PERHAPS, at last, the moment has arrived for

the energy tax. Congress has now committed itself to raising $21 billion a year in additional taxes, but which taxes? The Senate Finance Committee has given itself very little time to produce legislation; a bill is due on July 12.

If it were applied equally on all forms of energy, a $21 billion tax would increase the price of gasoline and fuel oil about 3 percent; on electricity, which is more expensive, it would be about 1.5 percent. The tax on all energy has the advantage of bearing equally on all uses without discrimination. But perhaps, you feel, that's also a disadvantage. Although most people squawk loudly at the thought of higher taxes on gasoline, most people would probably concede that home heating oil ranks higher on the scale of necessities.
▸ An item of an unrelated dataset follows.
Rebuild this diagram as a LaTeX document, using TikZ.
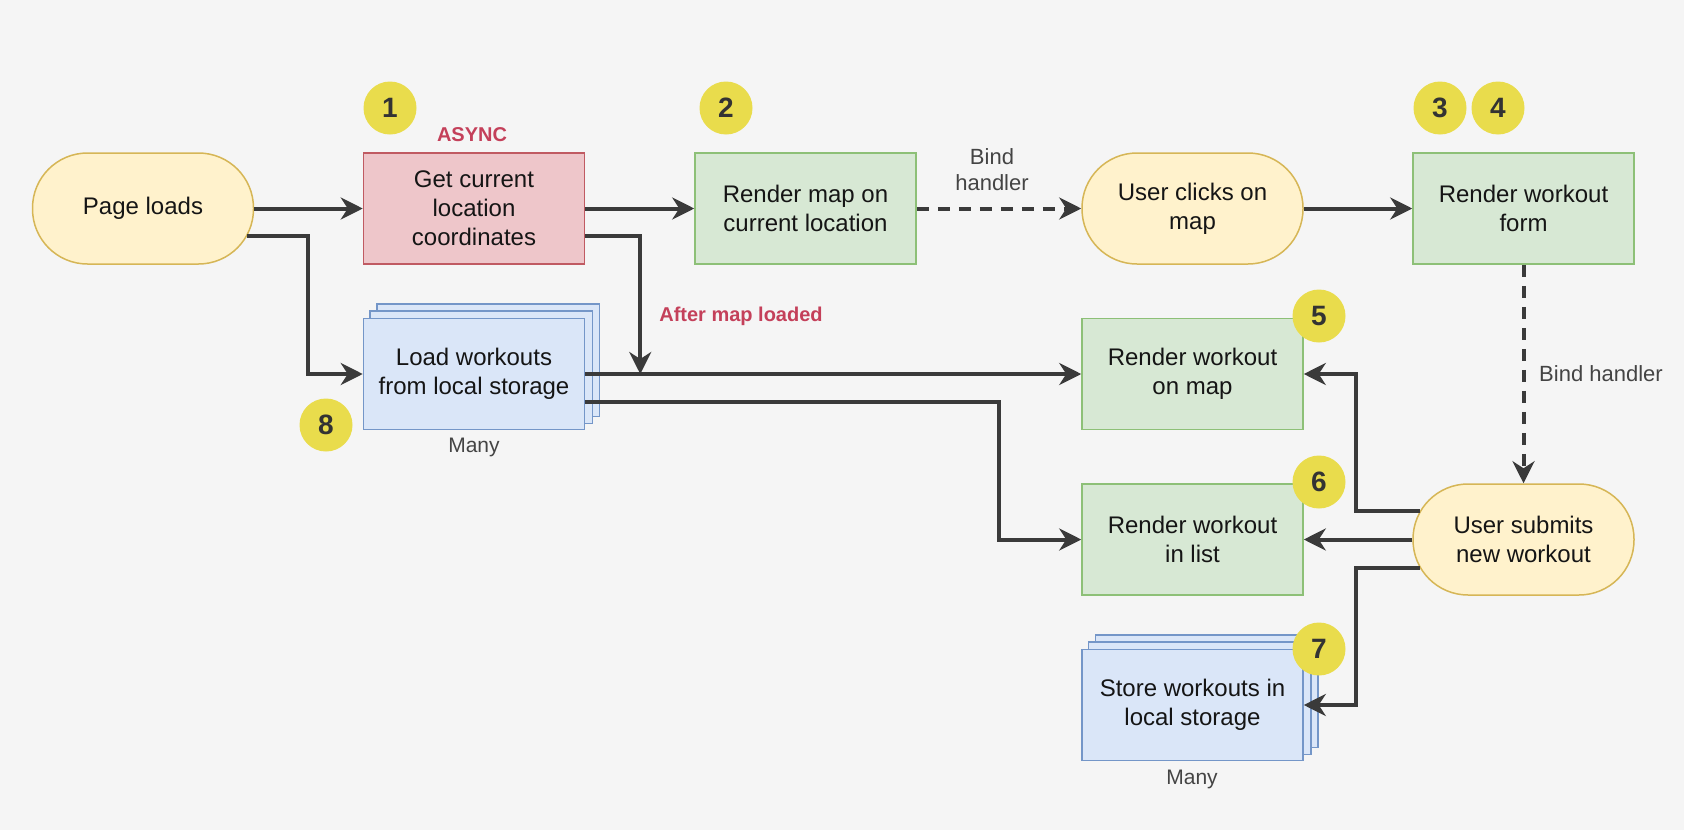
\documentclass[tikz,border=0pt]{standalone}
\usepackage{fontspec}
\setmainfont{Liberation Sans}
\usetikzlibrary{arrows.meta,calc}
\definecolor{bgc}{HTML}{F5F5F5}
\definecolor{yelF}{HTML}{FFF2CC}
\definecolor{yelD}{HTML}{D6B656}
\definecolor{redF}{HTML}{EEC6CA}
\definecolor{redD}{HTML}{C05A62}
\definecolor{grnF}{HTML}{D7E8D4}
\definecolor{grnD}{HTML}{8DC077}
\definecolor{bluF}{HTML}{DAE6F8}
\definecolor{bluD}{HTML}{7496C8}
\definecolor{badgeF}{HTML}{E9DC4C}
\definecolor{badgeT}{HTML}{333333}
\definecolor{arr}{HTML}{3A3A3A}
\definecolor{txt}{HTML}{151515}
\definecolor{lbl}{HTML}{C4405A}
\definecolor{gtxt}{HTML}{444444}
\pgfdeclarelayer{bglayer}
\pgfsetlayers{bglayer,main}
\begin{document}
\begin{tikzpicture}[x=1pt,y=-1pt,
  box/.style={draw, line width=1.5pt, minimum width=221pt, minimum height=111pt,
    inner sep=0pt, align=center, font=\fontsize{24}{29}\selectfont, text=txt},
  stad/.style={box, rounded corners=55pt, fill=yelF, draw=yelD},
  grnbox/.style={box, fill=grnF, draw=grnD},
  redbox/.style={box, fill=redF, draw=redD},
  blubox/.style={box, fill=bluF, draw=bluD},
  backrect/.style={line width=1.5pt, fill=bluF, draw=bluD},
  badge/.style={circle, fill=badgeF, minimum size=53pt, inner sep=0pt,
    font=\bfseries\fontsize{28}{28}\selectfont, text=badgeT},
  redlbl/.style={font=\bfseries\fontsize{20}{24}\selectfont, text=lbl, inner sep=0pt},
  greylbl/.style={font=\fontsize{22}{26}\selectfont, text=gtxt, inner sep=0pt, align=center},
  manylbl/.style={font=\fontsize{21}{24}\selectfont, text=gtxt, inner sep=0pt},
  conn/.style={line width=4pt, draw=arr, -{Stealth[length=22pt,width=22pt,inset=7pt]}},
  dconn/.style={conn, dash pattern=on 12pt off 9pt}
]
\useasboundingbox (0,0) rectangle (1684,830);

% nodes
\node[stad]   (pl) at (143,208.5)    {\raisebox{-3pt}{Page loads}};
\node[redbox] (gc) at (474,208.5)    {Get current\\location\\coordinates};
\node[grnbox] (rm) at (805.5,208.5)  {Render map on\\current location};
\node[stad]   (uc) at (1192.5,208.5) {User clicks on\\map};
\node[grnbox] (rf) at (1523.5,208.5) {Render workout\\form};
\node[grnbox] (ro) at (1192.5,374)   {Render workout\\on map};
\node[grnbox] (rl) at (1192.5,539.5) {Render workout\\in list};
\node[stad]   (us) at (1523.5,539.5) {User submits\\new workout};
\node[blubox] (lw) at (474,374)      {Load workouts\\from local storage};
\node[blubox] (st) at (1192.5,705)   {Store workouts in\\local storage};

\begin{pgfonlayer}{bglayer}
  \fill[bgc] (0,0) rectangle (1684,830);
  \draw[backrect] ($(lw.south west)+(14,-14)$) rectangle ($(lw.north east)+(14,-14)$);
  \draw[backrect] ($(lw.south west)+(7,-7)$) rectangle ($(lw.north east)+(7,-7)$);
  \draw[backrect] ($(st.south west)+(14,-14)$) rectangle ($(st.north east)+(14,-14)$);
  \draw[backrect] ($(st.south west)+(7,-7)$) rectangle ($(st.north east)+(7,-7)$);
\end{pgfonlayer}

% labels
\node[redlbl]  (async) at (472,135) {ASYNC};
\node[redlbl]  (aml)   at (741,316) {After map loaded};
\node[greylbl] (bh1)   at (992,170) {Bind\\handler};
\node[greylbl, anchor=west] (bh2) at (1539,374) {Bind handler};
\node[manylbl] (m1) at (474,447)  {Many};
\node[manylbl] (m2) at (1192,779) {Many};

% junction
\coordinate (jn) at ($(gc.east |- lw.east)+(55,0)$);

% connectors
\draw[conn] (pl.east) -- (gc.west);
\draw[conn] ($(pl.east)+(-7,27)$) -- ++(61,0) |- (lw.west);
\draw[conn] (gc.east) -- (rm.west);
\draw[conn] ($(gc.east)+(0,27)$) -| (jn);
\draw[conn] (lw.east) -- (ro.west);
\draw[conn] ($(lw.east)+(0,28)$) -- ++(414,0) |- (rl.west);
\draw[dconn] (rm.east) -- (uc.west);
\draw[conn] (uc.east) -- (rf.west);
\draw[dconn] (rf.south) -- (us.north);
\draw[conn] ($(us.west)+(8,-28.5)$) -- ++(-64,0) |- (ro.east);
\draw[conn] (us.west) -- (rl.east);
\draw[conn] ($(us.west)+(8,28.5)$) -- ++(-64,0) |- (st.east);

% badges
\node[badge] (b1) at (390,108)  {1};
\node[badge] (b2) at (726,108)  {2};
\node[badge] (b3) at (1440,108) {3};
\node[badge] (b4) at (1498,108) {4};
\node[badge] (b5) at (1319,316) {5};
\node[badge] (b6) at (1319,482) {6};
\node[badge] (b7) at (1319,649) {7};
\node[badge] (b8) at (326,425)  {8};
\end{tikzpicture}
\end{document}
Would you prefer to exempt home heating oil? Then you'd have to exempt electricity for home heating--and, the southern congressmen will immediately add, for home cooling as well. It would then be very difficult to collect any tax at all on electricity. This slippery slope soon leaves you with a tax on gasoline and not much else.

A tax of 22 cents a gallon on gasoline would raise $21 billion a year. Is that outrageous? Added onto present prices, it would return the cost of a gallon of unleaded regular gasoline to a level that, adjusted for inflation, would be slightly lower than the peak in the winter of 1981.

There's only one serious argument against an energy tax. Like all sales and excise taxes, it would be counted as a rise in prices by the Consumer Price Index. Since that would in turn raise all the wages and pensions that are linked, by law, contract or custom to the CPI, it would contribute to inflation. Perhaps the moment has also arrived to resolve that statistical peculiarity. If Congress passes the energy tax, it could usefully add a line dropping the tax out of the CPI. As more kinds of income are set by formulas based on the CPI, the case from leaving all taxes out of it becomes progressively stronger.

Most taxes serve only one purpose, to raise money, and they frequently do it at a considerable cost in inefficiencies and distortions imposed on the economy. An energy tax serves a double purpose, for it also pushes toward conservation and greater efficiency. It's long overdue.